Recorded data
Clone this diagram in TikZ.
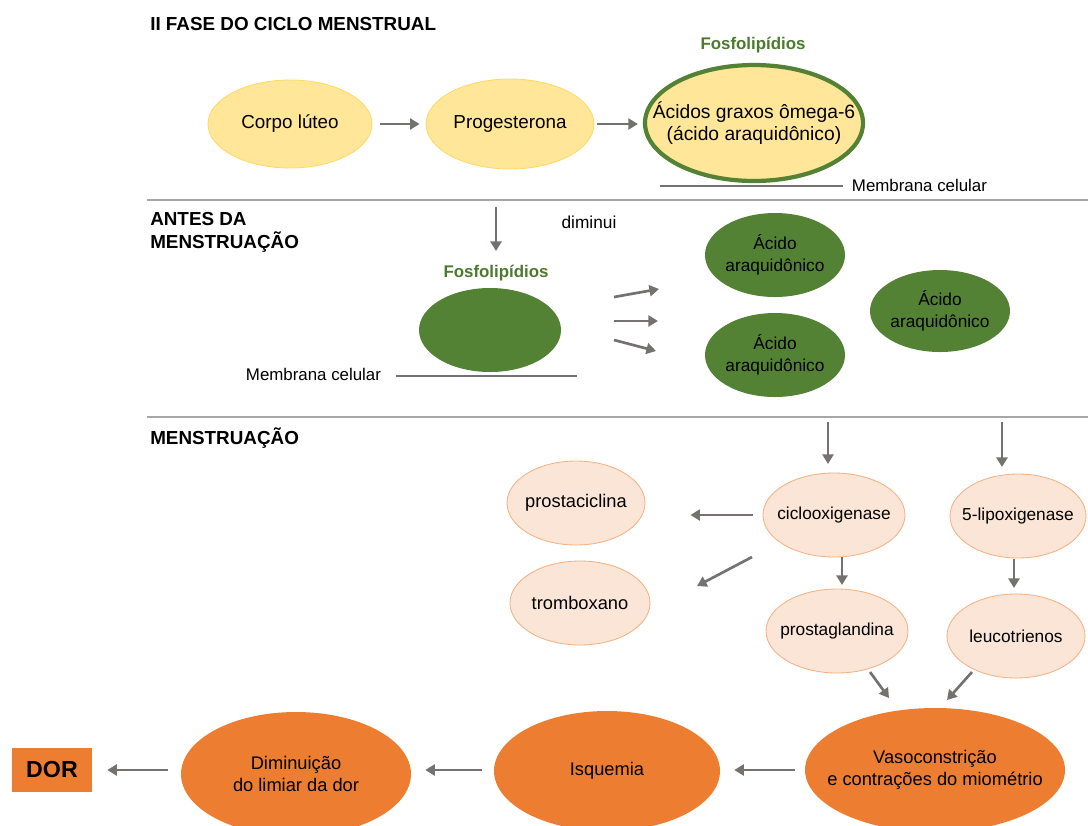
\documentclass[tikz,border=0pt]{standalone}
\usepackage{fontspec}
\setmainfont{Liberation Sans}
\usetikzlibrary{positioning,arrows.meta,shapes.geometric}
\definecolor{amarelo}{HTML}{FFE699}
\definecolor{amareloborda}{HTML}{FFD966}
\definecolor{verde}{HTML}{548235}
\definecolor{verdetxt}{HTML}{4B7A2E}
\definecolor{pessego}{HTML}{FBE5D6}
\definecolor{pessegoborda}{HTML}{F4B183}
\definecolor{laranja}{HTML}{ED7D31}
\definecolor{cinza}{HTML}{767171}
\definecolor{cinzaclaro}{HTML}{A6A6A6}
\def\pxu{0.025cm}
\tikzset{
  elip/.style 2 args={ellipse,inner sep=0pt,minimum width={2*#1*\pxu},minimum height={2*#2*\pxu}},
  rot/.style 2 args={label={[align=center,font=\fontsize{#1}{15.5}\selectfont]center:#2}},
  amar/.style={fill=amarelo,draw=amareloborda,line width=0.6pt},
  verd/.style={fill=verde,draw=none},
  pess/.style={fill=pessego,draw=pessegoborda,line width=0.6pt},
  lar/.style={fill=laranja,draw=none},
  seta/.style={draw=cinza,line width=1.9pt,-{Triangle[length=6.8pt,width=7.8pt]}},
  membrana/.style={draw=cinza,line width=2pt},
  memtxt/.style={font=\fontsize{12}{14}\selectfont},
  titulo/.style={anchor=west,align=left,inner xsep=0pt,font=\bfseries\fontsize{13.4}{16.4}\selectfont},
  fosfo/.style={text=verdetxt,font=\bfseries\fontsize{12}{14}\selectfont},
}
\begin{document}
\begin{tikzpicture}[x=0.025cm,y=-0.025cm,font=\fontsize{13}{15.5}\selectfont]
  \useasboundingbox (0,0) rectangle (1088,825);
  % faixas
  \draw[cinzaclaro,line width=0.8pt] (147,200) -- (1088,200);
  \draw[cinzaclaro,line width=0.8pt] (147,417) -- (1088,417);
  \node[titulo] (t1) at (150,24) {II FASE DO CICLO MENSTRUAL};
  \node[titulo] (t2) at (150,232) {ANTES DA\\MENSTRUAÇÃO};
  \node[titulo] (t3) at (150,438) {MENSTRUAÇÃO};

  % II fase
  \node[elip={82}{44},amar,rot={13.4}{Corpo lúteo}] (corpo) at (290,124) {};
  \node[elip={84}{45},amar,rot={13.4}{Progesterona}] (prog) at (510,124) {};
  \node[elip={109}{58},amar,draw=verde,line width=3pt,
        rot={13.7}{Ácidos graxos ômega-6\\(ácido araquidônico)}] (acidos) at (754,123) {};
  \node[fosfo] (f1) at (753,45) {Fosfolipídios};
  \draw[membrana] (660,186) -- (843,186);
  \node[memtxt,anchor=west] (m1) at (847,185) {Membrana celular};
  \draw[seta,shorten <={8*\pxu},shorten >={6*\pxu}] (corpo.east) -- (prog.west);
  \draw[seta,shorten <={3*\pxu},shorten >={5*\pxu}] (prog.east) -- (prog.east -| acidos.west);

  % antes da menstruacao
  \coordinate (d0) at (496,207); \coordinate (d1) at (496,251);
  \draw[seta] (d0) -- (d1);
  \node[font=\fontsize{12.3}{14}\selectfont] (dim) at (589,222) {diminui};
  \node[fosfo] (f2) at (496,273) {Fosfolipídios};
  \node[elip={71}{42},fill=verde] (fos) at (490,330) {};
  \draw[membrana] (396,376) -- (577,376);
  \node[memtxt,anchor=east] (m2) at (386,374) {Membrana celular};
  \node[elip={70}{42},verd,rot={12.3}{Ácido\\araquidônico}] (ac1) at (775,255) {};
  \node[elip={70}{41},verd,rot={12.3}{Ácido\\araquidônico}] (ac2) at (940,311) {};
  \node[elip={70}{42},verd,rot={12.3}{Ácido\\araquidônico}] (ac3) at (775,355) {};
  \coordinate (a1) at (614,297); \coordinate (b1) at (659,289);
  \coordinate (a2) at (614,321); \coordinate (b2) at (658,321);
  \coordinate (a3) at (614,340); \coordinate (b3) at (656,351);
  \draw[seta] (a1) -- (b1);
  \draw[seta] (a2) -- (b2);
  \draw[seta] (a3) -- (b3);

  % menstruacao
  \node[elip={71}{42},pess,rot={12.3}{ciclooxigenase}] (ciclo) at (834,515) {};
  \node[elip={68}{42},pess,rot={12.3}{5-lipoxigenase}] (lipo) at (1018,516) {};
  \node[elip={69}{42},pess,rot={13}{prostaciclina}] (prostac) at (576,503) {};
  \node[elip={70}{42},pess,rot={13}{tromboxano}] (tromb) at (580,603) {};
  \node[elip={71}{42},pess,rot={12.3}{prostaglandina}] (prostag) at (837,631) {};
  \node[elip={69}{42},pess,rot={12.3}{leucotrienos}] (leuco) at (1016,636) {};
  \coordinate (c0) at (828,422); \coordinate (c1) at (828,464);
  \coordinate (l0) at (1002,422); \coordinate (l1) at (1002,467);
  \draw[seta] (c0) -- (c1);
  \draw[seta] (l0) -- (l1);
  \draw[seta,shorten <={10*\pxu},shorten >={45*\pxu}] (ciclo.west) -- (prostac.east |- ciclo.west);
  \coordinate (t0) at (752,557); \coordinate (t1) at (697,586);
  \draw[seta] (t0) -- (t1);
  \coordinate (p0) at (842,557); \coordinate (p1) at (842,585);
  \draw[seta] (p0) -- (p1);
  \coordinate (q0) at (1014,559); \coordinate (q1) at (1014,588);
  \draw[seta] (q0) -- (q1);
  \coordinate (v0) at (870,672); \coordinate (v1) at (889,698);
  \coordinate (w0) at (972,672); \coordinate (w1) at (947,700);
  \draw[seta] (v0) -- (v1);
  \draw[seta] (w0) -- (w1);

  \node[elip={130}{62},lar,rot={13}{Vasoconstrição\\e contrações do miométrio}] (vaso) at (935,770) {};
  \node[elip={113}{60},lar,rot={13}{Isquemia}] (isq) at (607,771) {};
  \node[elip={115}{62},lar,rot={13}{Diminuição\\do limiar da dor}] (limiar) at (296,774) {};
  \node[fill=laranja,minimum width={80*\pxu},minimum height={44*\pxu},inner sep=0pt,font=\bfseries\fontsize{16.5}{18}\selectfont] (dor) at (52,770) {DOR};
  \draw[seta,shorten <={10*\pxu},shorten >={14*\pxu}] (vaso.west) -- (isq.east |- vaso.west);
  \draw[seta,shorten <={12*\pxu},shorten >={14*\pxu}] (isq.west |- vaso.west) -- (limiar.east |- vaso.west);
  \draw[seta,shorten <={13*\pxu},shorten >={15*\pxu}] (limiar.west |- vaso.west) -- (dor.east);
\end{tikzpicture}
\end{document}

What is asked
Write out, word for word, the lines from the start of the data through the one holding "(t3) at (150,438)". Omit pictures.

Task response
Clone this diagram in TikZ.
\documentclass[tikz,border=0pt]{standalone}
\usepackage{fontspec}
\setmainfont{Liberation Sans}
\usetikzlibrary{positioning,arrows.meta,shapes.geometric}
\definecolor{amarelo}{HTML}{FFE699}
\definecolor{amareloborda}{HTML}{FFD966}
\definecolor{verde}{HTML}{548235}
\definecolor{verdetxt}{HTML}{4B7A2E}
\definecolor{pessego}{HTML}{FBE5D6}
\definecolor{pessegoborda}{HTML}{F4B183}
\definecolor{laranja}{HTML}{ED7D31}
\definecolor{cinza}{HTML}{767171}
\definecolor{cinzaclaro}{HTML}{A6A6A6}
\def\pxu{0.025cm}
\tikzset{
  elip/.style 2 args={ellipse,inner sep=0pt,minimum width={2*#1*\pxu},minimum height={2*#2*\pxu}},
  rot/.style 2 args={label={[align=center,font=\fontsize{#1}{15.5}\selectfont]center:#2}},
  amar/.style={fill=amarelo,draw=amareloborda,line width=0.6pt},
  verd/.style={fill=verde,draw=none},
  pess/.style={fill=pessego,draw=pessegoborda,line width=0.6pt},
  lar/.style={fill=laranja,draw=none},
  seta/.style={draw=cinza,line width=1.9pt,-{Triangle[length=6.8pt,width=7.8pt]}},
  membrana/.style={draw=cinza,line width=2pt},
  memtxt/.style={font=\fontsize{12}{14}\selectfont},
  titulo/.style={anchor=west,align=left,inner xsep=0pt,font=\bfseries\fontsize{13.4}{16.4}\selectfont},
  fosfo/.style={text=verdetxt,font=\bfseries\fontsize{12}{14}\selectfont},
}
\begin{document}
\begin{tikzpicture}[x=0.025cm,y=-0.025cm,font=\fontsize{13}{15.5}\selectfont]
  \useasboundingbox (0,0) rectangle (1088,825);
  % faixas
  \draw[cinzaclaro,line width=0.8pt] (147,200) -- (1088,200);
  \draw[cinzaclaro,line width=0.8pt] (147,417) -- (1088,417);
  \node[titulo] (t1) at (150,24) {II FASE DO CICLO MENSTRUAL};
  \node[titulo] (t2) at (150,232) {ANTES DA\\MENSTRUAÇÃO};
  \node[titulo] (t3) at (150,438) {MENSTRUAÇÃO};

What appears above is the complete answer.